# What needs to be done
All the data must come back unchanged, except that pictures are left out.

# Stored data

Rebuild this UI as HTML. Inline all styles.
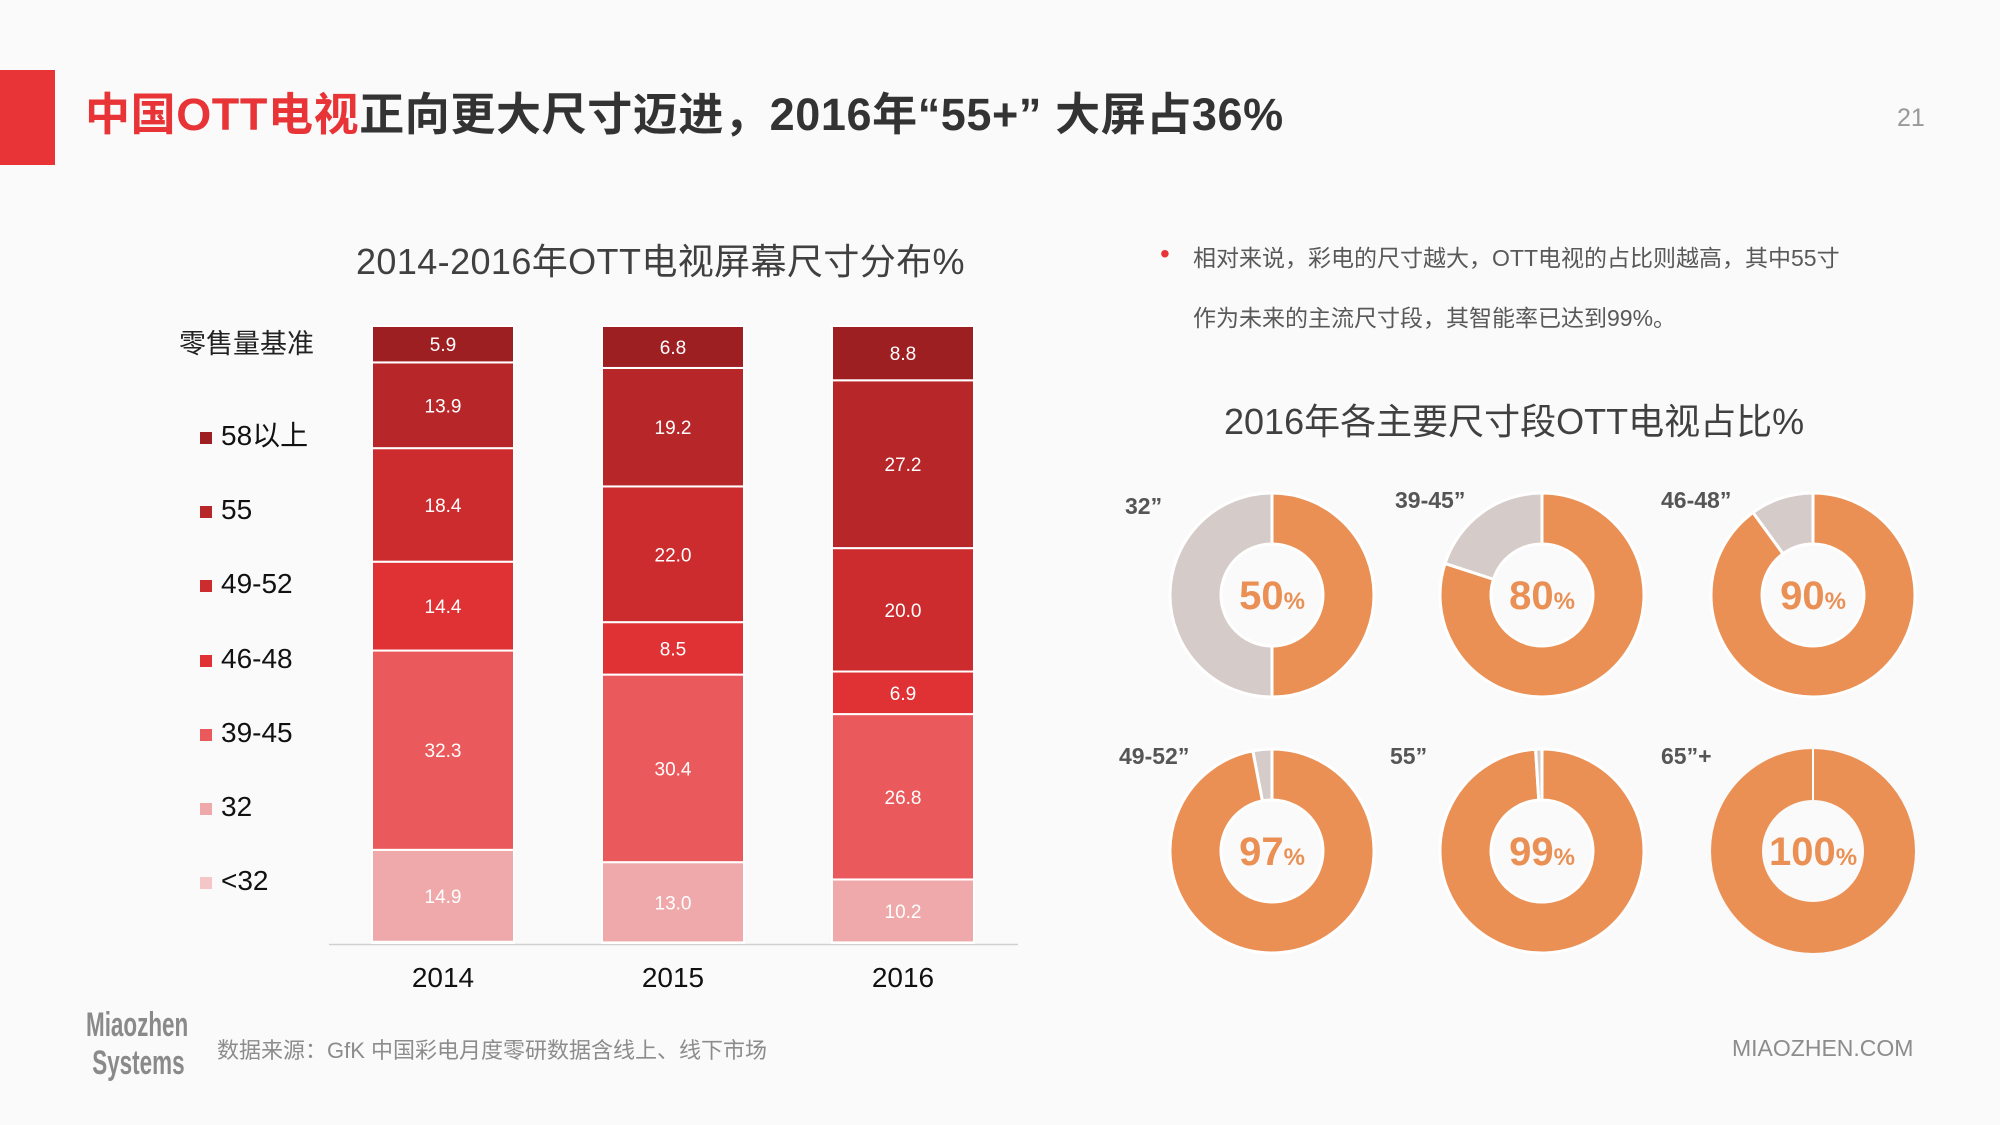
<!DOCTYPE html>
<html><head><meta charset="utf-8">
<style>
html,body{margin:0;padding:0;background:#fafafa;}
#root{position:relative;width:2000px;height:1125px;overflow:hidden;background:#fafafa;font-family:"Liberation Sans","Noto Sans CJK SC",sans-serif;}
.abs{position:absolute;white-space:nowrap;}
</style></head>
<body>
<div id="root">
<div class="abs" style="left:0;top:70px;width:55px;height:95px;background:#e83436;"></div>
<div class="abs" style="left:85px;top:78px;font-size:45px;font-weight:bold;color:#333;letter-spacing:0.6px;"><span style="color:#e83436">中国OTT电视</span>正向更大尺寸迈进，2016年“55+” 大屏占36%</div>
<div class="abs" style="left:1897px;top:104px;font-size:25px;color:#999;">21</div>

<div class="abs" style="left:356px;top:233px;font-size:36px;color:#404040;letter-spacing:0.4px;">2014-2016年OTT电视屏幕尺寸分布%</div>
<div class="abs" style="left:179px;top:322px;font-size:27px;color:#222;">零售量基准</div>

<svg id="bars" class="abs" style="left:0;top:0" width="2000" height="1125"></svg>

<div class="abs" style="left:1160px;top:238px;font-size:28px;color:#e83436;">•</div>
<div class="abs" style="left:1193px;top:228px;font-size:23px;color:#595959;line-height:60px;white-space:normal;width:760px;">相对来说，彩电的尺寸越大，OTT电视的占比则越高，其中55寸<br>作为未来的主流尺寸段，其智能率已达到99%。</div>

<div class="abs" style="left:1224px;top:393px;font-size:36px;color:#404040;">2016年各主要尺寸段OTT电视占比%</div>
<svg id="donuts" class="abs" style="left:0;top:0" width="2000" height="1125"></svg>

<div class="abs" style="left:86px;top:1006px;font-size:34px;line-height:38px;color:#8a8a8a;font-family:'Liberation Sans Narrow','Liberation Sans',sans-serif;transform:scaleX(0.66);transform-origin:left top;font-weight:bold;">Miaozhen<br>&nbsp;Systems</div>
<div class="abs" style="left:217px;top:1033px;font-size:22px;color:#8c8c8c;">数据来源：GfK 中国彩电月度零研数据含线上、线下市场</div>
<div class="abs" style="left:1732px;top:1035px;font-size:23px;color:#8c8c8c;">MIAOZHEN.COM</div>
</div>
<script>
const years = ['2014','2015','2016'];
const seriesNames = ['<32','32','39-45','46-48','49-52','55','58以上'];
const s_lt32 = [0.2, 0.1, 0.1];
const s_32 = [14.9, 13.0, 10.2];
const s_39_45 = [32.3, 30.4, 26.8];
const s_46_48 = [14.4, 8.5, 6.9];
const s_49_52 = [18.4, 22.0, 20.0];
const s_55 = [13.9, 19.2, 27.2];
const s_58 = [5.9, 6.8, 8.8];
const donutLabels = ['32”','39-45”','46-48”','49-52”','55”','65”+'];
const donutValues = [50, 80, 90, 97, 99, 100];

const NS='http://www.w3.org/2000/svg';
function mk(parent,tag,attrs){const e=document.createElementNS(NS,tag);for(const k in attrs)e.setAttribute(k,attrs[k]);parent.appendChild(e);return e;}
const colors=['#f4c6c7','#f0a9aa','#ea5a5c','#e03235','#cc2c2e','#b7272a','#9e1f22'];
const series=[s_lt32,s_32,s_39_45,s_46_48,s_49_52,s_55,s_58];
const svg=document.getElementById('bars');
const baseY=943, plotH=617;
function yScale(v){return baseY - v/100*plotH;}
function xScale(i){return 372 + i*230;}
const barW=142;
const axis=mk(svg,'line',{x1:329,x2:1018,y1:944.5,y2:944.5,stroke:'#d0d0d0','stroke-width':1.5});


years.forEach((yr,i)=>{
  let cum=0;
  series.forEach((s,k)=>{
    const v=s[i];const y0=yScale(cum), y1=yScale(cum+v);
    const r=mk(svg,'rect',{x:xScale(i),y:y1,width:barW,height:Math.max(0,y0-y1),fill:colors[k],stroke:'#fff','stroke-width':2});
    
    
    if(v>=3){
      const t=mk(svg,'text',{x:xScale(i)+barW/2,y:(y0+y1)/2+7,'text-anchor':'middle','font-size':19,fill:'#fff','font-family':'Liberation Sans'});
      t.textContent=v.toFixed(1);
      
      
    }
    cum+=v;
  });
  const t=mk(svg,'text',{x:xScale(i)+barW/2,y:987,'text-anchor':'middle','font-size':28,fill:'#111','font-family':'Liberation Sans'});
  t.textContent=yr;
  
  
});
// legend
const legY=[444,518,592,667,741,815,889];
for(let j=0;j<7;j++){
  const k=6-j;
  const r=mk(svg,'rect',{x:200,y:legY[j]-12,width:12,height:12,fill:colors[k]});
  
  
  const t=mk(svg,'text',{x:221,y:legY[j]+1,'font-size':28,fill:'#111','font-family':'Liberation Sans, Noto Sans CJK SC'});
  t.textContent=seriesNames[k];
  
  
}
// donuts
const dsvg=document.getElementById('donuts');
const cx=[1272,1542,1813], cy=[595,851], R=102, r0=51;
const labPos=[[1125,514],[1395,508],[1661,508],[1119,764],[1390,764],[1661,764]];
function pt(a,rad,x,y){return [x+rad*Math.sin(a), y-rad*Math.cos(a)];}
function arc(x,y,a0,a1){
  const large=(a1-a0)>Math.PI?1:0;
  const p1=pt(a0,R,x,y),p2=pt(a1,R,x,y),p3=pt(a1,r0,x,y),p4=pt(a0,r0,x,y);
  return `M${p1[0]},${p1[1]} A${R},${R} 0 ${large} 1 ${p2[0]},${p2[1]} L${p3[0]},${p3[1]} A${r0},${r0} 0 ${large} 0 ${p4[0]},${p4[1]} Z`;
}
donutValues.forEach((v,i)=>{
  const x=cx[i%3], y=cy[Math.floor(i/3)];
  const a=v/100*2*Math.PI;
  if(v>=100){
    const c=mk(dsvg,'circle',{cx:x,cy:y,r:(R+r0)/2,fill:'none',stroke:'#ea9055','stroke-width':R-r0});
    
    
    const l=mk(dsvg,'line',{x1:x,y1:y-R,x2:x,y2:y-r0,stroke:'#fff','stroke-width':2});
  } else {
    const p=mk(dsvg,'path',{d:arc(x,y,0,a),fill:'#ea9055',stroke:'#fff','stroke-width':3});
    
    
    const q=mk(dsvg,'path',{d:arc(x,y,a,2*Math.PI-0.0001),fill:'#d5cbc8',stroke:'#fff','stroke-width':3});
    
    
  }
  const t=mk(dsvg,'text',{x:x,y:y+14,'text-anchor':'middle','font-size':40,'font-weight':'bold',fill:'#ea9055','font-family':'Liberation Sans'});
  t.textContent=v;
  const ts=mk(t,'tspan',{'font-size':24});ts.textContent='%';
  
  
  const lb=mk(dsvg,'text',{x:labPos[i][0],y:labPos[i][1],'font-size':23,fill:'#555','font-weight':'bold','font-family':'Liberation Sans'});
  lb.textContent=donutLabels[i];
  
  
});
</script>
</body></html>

# Answer in full
Rebuild this UI as HTML. Inline all styles.
<!DOCTYPE html>
<html><head><meta charset="utf-8">
<style>
html,body{margin:0;padding:0;background:#fafafa;}
#root{position:relative;width:2000px;height:1125px;overflow:hidden;background:#fafafa;font-family:"Liberation Sans","Noto Sans CJK SC",sans-serif;}
.abs{position:absolute;white-space:nowrap;}
</style></head>
<body>
<div id="root">
<div class="abs" style="left:0;top:70px;width:55px;height:95px;background:#e83436;"></div>
<div class="abs" style="left:85px;top:78px;font-size:45px;font-weight:bold;color:#333;letter-spacing:0.6px;"><span style="color:#e83436">中国OTT电视</span>正向更大尺寸迈进，2016年“55+” 大屏占36%</div>
<div class="abs" style="left:1897px;top:104px;font-size:25px;color:#999;">21</div>

<div class="abs" style="left:356px;top:233px;font-size:36px;color:#404040;letter-spacing:0.4px;">2014-2016年OTT电视屏幕尺寸分布%</div>
<div class="abs" style="left:179px;top:322px;font-size:27px;color:#222;">零售量基准</div>

<svg id="bars" class="abs" style="left:0;top:0" width="2000" height="1125"></svg>

<div class="abs" style="left:1160px;top:238px;font-size:28px;color:#e83436;">•</div>
<div class="abs" style="left:1193px;top:228px;font-size:23px;color:#595959;line-height:60px;white-space:normal;width:760px;">相对来说，彩电的尺寸越大，OTT电视的占比则越高，其中55寸<br>作为未来的主流尺寸段，其智能率已达到99%。</div>

<div class="abs" style="left:1224px;top:393px;font-size:36px;color:#404040;">2016年各主要尺寸段OTT电视占比%</div>
<svg id="donuts" class="abs" style="left:0;top:0" width="2000" height="1125"></svg>

<div class="abs" style="left:86px;top:1006px;font-size:34px;line-height:38px;color:#8a8a8a;font-family:'Liberation Sans Narrow','Liberation Sans',sans-serif;transform:scaleX(0.66);transform-origin:left top;font-weight:bold;">Miaozhen<br>&nbsp;Systems</div>
<div class="abs" style="left:217px;top:1033px;font-size:22px;color:#8c8c8c;">数据来源：GfK 中国彩电月度零研数据含线上、线下市场</div>
<div class="abs" style="left:1732px;top:1035px;font-size:23px;color:#8c8c8c;">MIAOZHEN.COM</div>
</div>
<script>
const years = ['2014','2015','2016'];
const seriesNames = ['<32','32','39-45','46-48','49-52','55','58以上'];
const s_lt32 = [0.2, 0.1, 0.1];
const s_32 = [14.9, 13.0, 10.2];
const s_39_45 = [32.3, 30.4, 26.8];
const s_46_48 = [14.4, 8.5, 6.9];
const s_49_52 = [18.4, 22.0, 20.0];
const s_55 = [13.9, 19.2, 27.2];
const s_58 = [5.9, 6.8, 8.8];
const donutLabels = ['32”','39-45”','46-48”','49-52”','55”','65”+'];
const donutValues = [50, 80, 90, 97, 99, 100];

const NS='http://www.w3.org/2000/svg';
function mk(parent,tag,attrs){const e=document.createElementNS(NS,tag);for(const k in attrs)e.setAttribute(k,attrs[k]);parent.appendChild(e);return e;}
const colors=['#f4c6c7','#f0a9aa','#ea5a5c','#e03235','#cc2c2e','#b7272a','#9e1f22'];
const series=[s_lt32,s_32,s_39_45,s_46_48,s_49_52,s_55,s_58];
const svg=document.getElementById('bars');
const baseY=943, plotH=617;
function yScale(v){return baseY - v/100*plotH;}
function xScale(i){return 372 + i*230;}
const barW=142;
const axis=mk(svg,'line',{x1:329,x2:1018,y1:944.5,y2:944.5,stroke:'#d0d0d0','stroke-width':1.5});


years.forEach((yr,i)=>{
  let cum=0;
  series.forEach((s,k)=>{
    const v=s[i];const y0=yScale(cum), y1=yScale(cum+v);
    const r=mk(svg,'rect',{x:xScale(i),y:y1,width:barW,height:Math.max(0,y0-y1),fill:colors[k],stroke:'#fff','stroke-width':2});
    
    
    if(v>=3){
      const t=mk(svg,'text',{x:xScale(i)+barW/2,y:(y0+y1)/2+7,'text-anchor':'middle','font-size':19,fill:'#fff','font-family':'Liberation Sans'});
      t.textContent=v.toFixed(1);
      
      
    }
    cum+=v;
  });
  const t=mk(svg,'text',{x:xScale(i)+barW/2,y:987,'text-anchor':'middle','font-size':28,fill:'#111','font-family':'Liberation Sans'});
  t.textContent=yr;
  
  
});
// legend
const legY=[444,518,592,667,741,815,889];
for(let j=0;j<7;j++){
  const k=6-j;
  const r=mk(svg,'rect',{x:200,y:legY[j]-12,width:12,height:12,fill:colors[k]});
  
  
  const t=mk(svg,'text',{x:221,y:legY[j]+1,'font-size':28,fill:'#111','font-family':'Liberation Sans, Noto Sans CJK SC'});
  t.textContent=seriesNames[k];
  
  
}
// donuts
const dsvg=document.getElementById('donuts');
const cx=[1272,1542,1813], cy=[595,851], R=102, r0=51;
const labPos=[[1125,514],[1395,508],[1661,508],[1119,764],[1390,764],[1661,764]];
function pt(a,rad,x,y){return [x+rad*Math.sin(a), y-rad*Math.cos(a)];}
function arc(x,y,a0,a1){
  const large=(a1-a0)>Math.PI?1:0;
  const p1=pt(a0,R,x,y),p2=pt(a1,R,x,y),p3=pt(a1,r0,x,y),p4=pt(a0,r0,x,y);
  return `M${p1[0]},${p1[1]} A${R},${R} 0 ${large} 1 ${p2[0]},${p2[1]} L${p3[0]},${p3[1]} A${r0},${r0} 0 ${large} 0 ${p4[0]},${p4[1]} Z`;
}
donutValues.forEach((v,i)=>{
  const x=cx[i%3], y=cy[Math.floor(i/3)];
  const a=v/100*2*Math.PI;
  if(v>=100){
    const c=mk(dsvg,'circle',{cx:x,cy:y,r:(R+r0)/2,fill:'none',stroke:'#ea9055','stroke-width':R-r0});
    
    
    const l=mk(dsvg,'line',{x1:x,y1:y-R,x2:x,y2:y-r0,stroke:'#fff','stroke-width':2});
  } else {
    const p=mk(dsvg,'path',{d:arc(x,y,0,a),fill:'#ea9055',stroke:'#fff','stroke-width':3});
    
    
    const q=mk(dsvg,'path',{d:arc(x,y,a,2*Math.PI-0.0001),fill:'#d5cbc8',stroke:'#fff','stroke-width':3});
    
    
  }
  const t=mk(dsvg,'text',{x:x,y:y+14,'text-anchor':'middle','font-size':40,'font-weight':'bold',fill:'#ea9055','font-family':'Liberation Sans'});
  t.textContent=v;
  const ts=mk(t,'tspan',{'font-size':24});ts.textContent='%';
  
  
  const lb=mk(dsvg,'text',{x:labPos[i][0],y:labPos[i][1],'font-size':23,fill:'#555','font-weight':'bold','font-family':'Liberation Sans'});
  lb.textContent=donutLabels[i];
  
  
});
</script>
</body></html>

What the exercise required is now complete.